Dataset records.
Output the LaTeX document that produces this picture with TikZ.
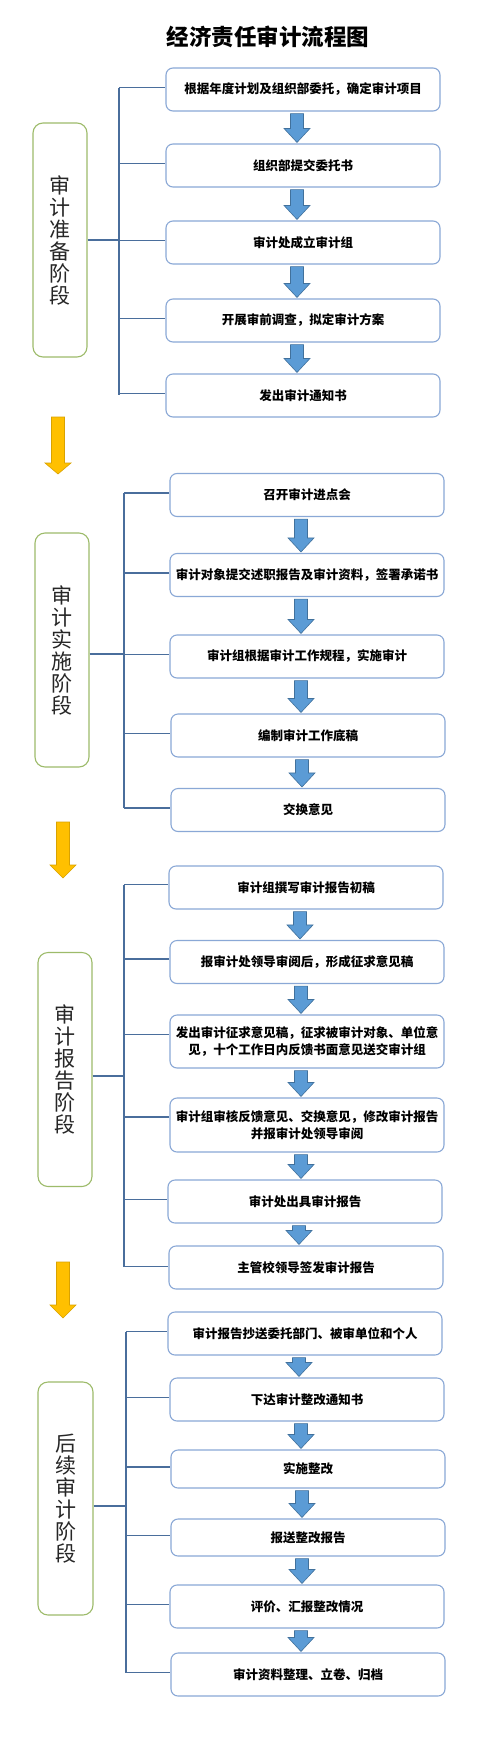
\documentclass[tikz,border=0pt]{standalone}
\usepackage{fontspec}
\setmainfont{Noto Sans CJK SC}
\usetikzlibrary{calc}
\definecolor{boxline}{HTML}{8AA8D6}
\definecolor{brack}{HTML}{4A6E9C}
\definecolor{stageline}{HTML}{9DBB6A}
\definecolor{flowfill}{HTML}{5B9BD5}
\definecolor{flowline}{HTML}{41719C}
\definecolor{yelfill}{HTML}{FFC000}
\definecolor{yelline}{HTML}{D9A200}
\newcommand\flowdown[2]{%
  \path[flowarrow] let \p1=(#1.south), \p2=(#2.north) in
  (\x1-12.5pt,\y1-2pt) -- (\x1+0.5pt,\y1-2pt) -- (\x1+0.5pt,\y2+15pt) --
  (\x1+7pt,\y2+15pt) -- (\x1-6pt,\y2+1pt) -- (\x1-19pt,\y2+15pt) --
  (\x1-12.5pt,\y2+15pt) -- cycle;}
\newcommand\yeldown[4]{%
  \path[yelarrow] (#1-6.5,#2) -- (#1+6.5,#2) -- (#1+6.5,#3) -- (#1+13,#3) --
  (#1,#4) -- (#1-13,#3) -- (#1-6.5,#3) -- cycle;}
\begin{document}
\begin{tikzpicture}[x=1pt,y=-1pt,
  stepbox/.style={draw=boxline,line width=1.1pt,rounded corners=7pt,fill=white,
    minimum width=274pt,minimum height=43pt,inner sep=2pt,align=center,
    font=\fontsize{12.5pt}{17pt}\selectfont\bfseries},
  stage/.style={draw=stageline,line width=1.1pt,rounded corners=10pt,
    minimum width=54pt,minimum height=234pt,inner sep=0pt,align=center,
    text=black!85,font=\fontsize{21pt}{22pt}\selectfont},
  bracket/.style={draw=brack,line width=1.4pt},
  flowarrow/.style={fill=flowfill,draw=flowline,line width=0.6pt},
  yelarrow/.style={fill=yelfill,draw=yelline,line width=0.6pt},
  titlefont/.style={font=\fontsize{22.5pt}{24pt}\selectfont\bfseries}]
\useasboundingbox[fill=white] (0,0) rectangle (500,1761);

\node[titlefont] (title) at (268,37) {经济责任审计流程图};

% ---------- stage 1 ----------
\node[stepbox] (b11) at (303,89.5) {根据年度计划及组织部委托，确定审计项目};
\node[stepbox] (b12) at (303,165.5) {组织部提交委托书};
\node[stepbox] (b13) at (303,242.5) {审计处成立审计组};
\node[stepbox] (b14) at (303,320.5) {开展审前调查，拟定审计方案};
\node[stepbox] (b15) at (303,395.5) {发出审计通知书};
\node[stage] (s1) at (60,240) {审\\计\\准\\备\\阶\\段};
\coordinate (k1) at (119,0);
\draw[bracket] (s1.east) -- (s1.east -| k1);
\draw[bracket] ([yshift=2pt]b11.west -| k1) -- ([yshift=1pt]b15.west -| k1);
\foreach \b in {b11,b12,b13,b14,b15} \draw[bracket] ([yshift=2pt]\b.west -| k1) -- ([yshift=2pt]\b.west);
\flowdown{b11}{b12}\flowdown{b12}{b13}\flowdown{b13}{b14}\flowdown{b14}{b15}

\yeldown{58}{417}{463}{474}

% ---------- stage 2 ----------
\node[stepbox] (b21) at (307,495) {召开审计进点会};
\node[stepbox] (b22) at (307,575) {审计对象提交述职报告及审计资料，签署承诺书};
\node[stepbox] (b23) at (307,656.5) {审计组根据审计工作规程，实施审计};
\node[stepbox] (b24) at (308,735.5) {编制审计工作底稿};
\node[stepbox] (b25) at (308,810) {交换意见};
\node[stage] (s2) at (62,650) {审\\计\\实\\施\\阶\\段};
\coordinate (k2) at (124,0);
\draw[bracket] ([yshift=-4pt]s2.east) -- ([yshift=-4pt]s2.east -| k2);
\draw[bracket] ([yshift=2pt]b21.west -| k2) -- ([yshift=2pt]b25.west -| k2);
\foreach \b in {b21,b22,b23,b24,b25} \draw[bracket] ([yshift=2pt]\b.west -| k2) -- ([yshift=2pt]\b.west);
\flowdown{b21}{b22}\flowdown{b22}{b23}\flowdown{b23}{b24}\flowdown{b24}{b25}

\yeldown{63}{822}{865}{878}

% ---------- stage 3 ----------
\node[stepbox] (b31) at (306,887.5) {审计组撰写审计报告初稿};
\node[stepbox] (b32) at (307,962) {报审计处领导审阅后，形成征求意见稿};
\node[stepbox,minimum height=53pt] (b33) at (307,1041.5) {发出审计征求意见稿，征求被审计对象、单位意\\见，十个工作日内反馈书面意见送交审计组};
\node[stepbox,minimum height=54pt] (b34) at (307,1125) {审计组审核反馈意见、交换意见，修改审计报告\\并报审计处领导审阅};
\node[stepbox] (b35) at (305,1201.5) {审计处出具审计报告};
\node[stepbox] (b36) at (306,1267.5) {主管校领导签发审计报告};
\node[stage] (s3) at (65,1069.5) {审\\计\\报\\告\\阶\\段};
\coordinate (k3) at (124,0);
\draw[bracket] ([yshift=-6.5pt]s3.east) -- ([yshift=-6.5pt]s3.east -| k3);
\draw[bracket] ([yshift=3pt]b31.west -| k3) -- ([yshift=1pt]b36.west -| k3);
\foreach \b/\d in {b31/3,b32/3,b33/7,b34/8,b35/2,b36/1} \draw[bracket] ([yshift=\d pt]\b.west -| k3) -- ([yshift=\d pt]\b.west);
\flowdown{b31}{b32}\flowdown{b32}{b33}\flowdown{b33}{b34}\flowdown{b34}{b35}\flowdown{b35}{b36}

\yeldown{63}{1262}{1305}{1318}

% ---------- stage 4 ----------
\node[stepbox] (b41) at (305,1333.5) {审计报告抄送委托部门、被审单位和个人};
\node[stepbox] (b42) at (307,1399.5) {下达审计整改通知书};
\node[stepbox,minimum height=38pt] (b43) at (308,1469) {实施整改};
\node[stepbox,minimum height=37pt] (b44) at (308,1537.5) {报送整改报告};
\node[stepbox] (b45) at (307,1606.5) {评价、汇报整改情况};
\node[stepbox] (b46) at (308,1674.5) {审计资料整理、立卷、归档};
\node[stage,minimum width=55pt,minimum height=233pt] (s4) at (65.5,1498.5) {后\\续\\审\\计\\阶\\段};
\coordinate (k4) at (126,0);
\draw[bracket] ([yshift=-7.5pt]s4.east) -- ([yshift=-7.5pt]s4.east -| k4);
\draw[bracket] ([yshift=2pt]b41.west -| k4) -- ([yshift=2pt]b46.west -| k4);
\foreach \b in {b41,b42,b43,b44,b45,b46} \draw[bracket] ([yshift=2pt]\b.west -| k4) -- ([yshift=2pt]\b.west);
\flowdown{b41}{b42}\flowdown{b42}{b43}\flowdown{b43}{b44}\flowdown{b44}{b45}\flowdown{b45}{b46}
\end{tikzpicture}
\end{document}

==

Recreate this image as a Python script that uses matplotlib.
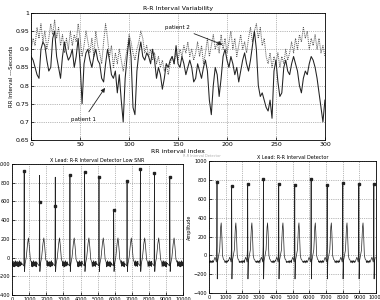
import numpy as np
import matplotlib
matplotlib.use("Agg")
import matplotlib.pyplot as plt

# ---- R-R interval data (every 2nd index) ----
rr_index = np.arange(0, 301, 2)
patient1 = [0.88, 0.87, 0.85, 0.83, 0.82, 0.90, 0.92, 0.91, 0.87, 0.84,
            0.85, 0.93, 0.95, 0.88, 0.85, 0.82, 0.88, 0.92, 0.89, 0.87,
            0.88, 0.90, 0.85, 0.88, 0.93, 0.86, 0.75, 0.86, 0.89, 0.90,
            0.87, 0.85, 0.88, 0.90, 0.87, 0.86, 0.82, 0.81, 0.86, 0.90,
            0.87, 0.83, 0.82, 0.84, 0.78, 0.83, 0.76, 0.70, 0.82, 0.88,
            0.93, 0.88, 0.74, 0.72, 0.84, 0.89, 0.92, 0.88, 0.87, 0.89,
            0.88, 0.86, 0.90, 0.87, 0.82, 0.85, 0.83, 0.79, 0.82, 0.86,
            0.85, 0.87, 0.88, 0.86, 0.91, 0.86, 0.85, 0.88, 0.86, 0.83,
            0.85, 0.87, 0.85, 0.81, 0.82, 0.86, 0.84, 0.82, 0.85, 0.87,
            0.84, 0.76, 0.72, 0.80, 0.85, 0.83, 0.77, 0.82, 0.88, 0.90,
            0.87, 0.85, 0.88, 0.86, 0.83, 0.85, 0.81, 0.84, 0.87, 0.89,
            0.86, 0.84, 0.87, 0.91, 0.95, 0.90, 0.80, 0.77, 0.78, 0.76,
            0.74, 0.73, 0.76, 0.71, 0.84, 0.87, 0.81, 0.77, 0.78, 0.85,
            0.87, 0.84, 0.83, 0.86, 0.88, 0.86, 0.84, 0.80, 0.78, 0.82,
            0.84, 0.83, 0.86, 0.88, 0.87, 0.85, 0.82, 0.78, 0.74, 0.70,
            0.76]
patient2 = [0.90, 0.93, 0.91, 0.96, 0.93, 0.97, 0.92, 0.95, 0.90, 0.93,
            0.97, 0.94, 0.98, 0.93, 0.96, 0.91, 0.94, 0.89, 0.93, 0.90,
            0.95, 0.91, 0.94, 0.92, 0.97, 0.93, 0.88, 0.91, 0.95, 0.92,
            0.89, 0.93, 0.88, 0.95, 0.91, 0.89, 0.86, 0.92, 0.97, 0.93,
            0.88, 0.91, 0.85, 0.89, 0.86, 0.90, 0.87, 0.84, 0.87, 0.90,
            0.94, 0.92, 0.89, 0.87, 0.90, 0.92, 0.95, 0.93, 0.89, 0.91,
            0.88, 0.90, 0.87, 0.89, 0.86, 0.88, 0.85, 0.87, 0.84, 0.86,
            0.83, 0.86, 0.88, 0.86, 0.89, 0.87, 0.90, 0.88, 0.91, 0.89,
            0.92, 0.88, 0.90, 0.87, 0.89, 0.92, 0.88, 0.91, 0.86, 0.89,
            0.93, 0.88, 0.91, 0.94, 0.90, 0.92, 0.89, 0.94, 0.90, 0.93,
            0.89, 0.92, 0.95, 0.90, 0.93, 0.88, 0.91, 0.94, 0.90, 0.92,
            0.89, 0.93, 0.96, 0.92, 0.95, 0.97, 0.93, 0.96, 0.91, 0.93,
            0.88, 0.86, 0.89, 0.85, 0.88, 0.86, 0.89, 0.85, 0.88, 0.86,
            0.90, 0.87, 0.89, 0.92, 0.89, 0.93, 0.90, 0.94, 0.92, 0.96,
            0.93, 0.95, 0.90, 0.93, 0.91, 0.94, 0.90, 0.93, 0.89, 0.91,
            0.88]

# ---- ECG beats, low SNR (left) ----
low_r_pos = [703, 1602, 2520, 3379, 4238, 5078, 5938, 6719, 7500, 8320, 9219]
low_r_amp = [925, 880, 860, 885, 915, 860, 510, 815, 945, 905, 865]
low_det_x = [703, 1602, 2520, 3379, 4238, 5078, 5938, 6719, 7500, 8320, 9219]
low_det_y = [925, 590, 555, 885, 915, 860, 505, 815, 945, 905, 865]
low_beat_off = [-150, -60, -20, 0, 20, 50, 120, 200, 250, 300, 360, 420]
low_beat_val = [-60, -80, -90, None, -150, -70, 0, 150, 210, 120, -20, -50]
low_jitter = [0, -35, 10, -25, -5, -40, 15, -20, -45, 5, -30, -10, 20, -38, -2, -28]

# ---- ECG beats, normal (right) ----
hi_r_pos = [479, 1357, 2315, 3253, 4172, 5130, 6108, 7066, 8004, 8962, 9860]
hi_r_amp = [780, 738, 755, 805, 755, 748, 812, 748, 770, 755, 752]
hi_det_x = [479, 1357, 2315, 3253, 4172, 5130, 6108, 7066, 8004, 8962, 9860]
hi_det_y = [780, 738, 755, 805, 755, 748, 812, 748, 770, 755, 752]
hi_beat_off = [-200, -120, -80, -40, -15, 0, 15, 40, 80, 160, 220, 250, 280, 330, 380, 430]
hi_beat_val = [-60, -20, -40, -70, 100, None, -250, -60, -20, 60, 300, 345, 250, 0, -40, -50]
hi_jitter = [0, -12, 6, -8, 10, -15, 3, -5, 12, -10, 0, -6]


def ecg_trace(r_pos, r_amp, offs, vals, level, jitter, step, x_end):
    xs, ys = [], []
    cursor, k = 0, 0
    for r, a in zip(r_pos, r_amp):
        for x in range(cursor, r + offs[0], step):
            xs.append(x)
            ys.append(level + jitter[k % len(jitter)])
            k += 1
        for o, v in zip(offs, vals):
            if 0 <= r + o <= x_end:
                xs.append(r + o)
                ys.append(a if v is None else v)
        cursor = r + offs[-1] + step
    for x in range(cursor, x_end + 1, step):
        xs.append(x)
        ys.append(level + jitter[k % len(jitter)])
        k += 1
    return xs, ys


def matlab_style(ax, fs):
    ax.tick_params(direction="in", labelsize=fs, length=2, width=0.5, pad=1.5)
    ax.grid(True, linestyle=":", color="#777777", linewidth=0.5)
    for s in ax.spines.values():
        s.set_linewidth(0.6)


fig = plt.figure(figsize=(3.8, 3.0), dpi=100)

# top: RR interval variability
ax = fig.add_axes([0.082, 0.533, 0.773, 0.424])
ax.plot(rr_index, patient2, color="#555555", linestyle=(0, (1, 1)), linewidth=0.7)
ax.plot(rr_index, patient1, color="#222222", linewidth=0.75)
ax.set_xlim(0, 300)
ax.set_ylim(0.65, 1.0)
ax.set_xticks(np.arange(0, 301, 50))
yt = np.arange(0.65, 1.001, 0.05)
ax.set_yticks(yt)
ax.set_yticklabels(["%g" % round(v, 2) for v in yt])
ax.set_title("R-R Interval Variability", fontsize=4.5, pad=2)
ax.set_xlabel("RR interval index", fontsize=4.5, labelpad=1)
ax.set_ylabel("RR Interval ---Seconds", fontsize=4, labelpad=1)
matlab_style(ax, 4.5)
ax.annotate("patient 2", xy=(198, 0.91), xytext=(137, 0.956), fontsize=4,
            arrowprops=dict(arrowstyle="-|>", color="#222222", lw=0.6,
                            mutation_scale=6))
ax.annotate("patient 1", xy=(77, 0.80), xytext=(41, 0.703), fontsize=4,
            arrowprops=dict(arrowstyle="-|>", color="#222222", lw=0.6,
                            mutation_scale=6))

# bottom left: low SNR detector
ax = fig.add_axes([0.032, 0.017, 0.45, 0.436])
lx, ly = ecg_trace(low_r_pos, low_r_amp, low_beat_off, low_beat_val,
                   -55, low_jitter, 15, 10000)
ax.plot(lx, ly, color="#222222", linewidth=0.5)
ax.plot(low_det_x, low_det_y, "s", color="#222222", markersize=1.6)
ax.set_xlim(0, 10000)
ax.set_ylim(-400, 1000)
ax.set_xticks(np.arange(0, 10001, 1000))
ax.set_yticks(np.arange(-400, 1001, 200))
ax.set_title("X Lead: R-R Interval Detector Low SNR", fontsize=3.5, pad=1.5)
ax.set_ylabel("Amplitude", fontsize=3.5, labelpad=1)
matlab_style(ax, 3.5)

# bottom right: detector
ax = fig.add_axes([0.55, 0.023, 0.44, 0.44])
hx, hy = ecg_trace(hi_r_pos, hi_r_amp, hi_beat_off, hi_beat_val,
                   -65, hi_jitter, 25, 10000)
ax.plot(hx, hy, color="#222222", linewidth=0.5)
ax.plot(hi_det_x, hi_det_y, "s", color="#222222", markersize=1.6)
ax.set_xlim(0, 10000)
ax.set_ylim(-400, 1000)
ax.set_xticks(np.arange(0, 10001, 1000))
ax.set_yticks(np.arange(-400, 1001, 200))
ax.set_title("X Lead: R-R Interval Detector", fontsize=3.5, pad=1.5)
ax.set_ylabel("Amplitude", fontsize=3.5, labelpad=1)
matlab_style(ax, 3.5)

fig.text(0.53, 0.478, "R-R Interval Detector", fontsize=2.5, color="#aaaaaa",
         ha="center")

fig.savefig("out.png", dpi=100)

Goal of the exercise. Find how many lines hold the string "matplotlib", and state that number alone.

Answer to the task. 4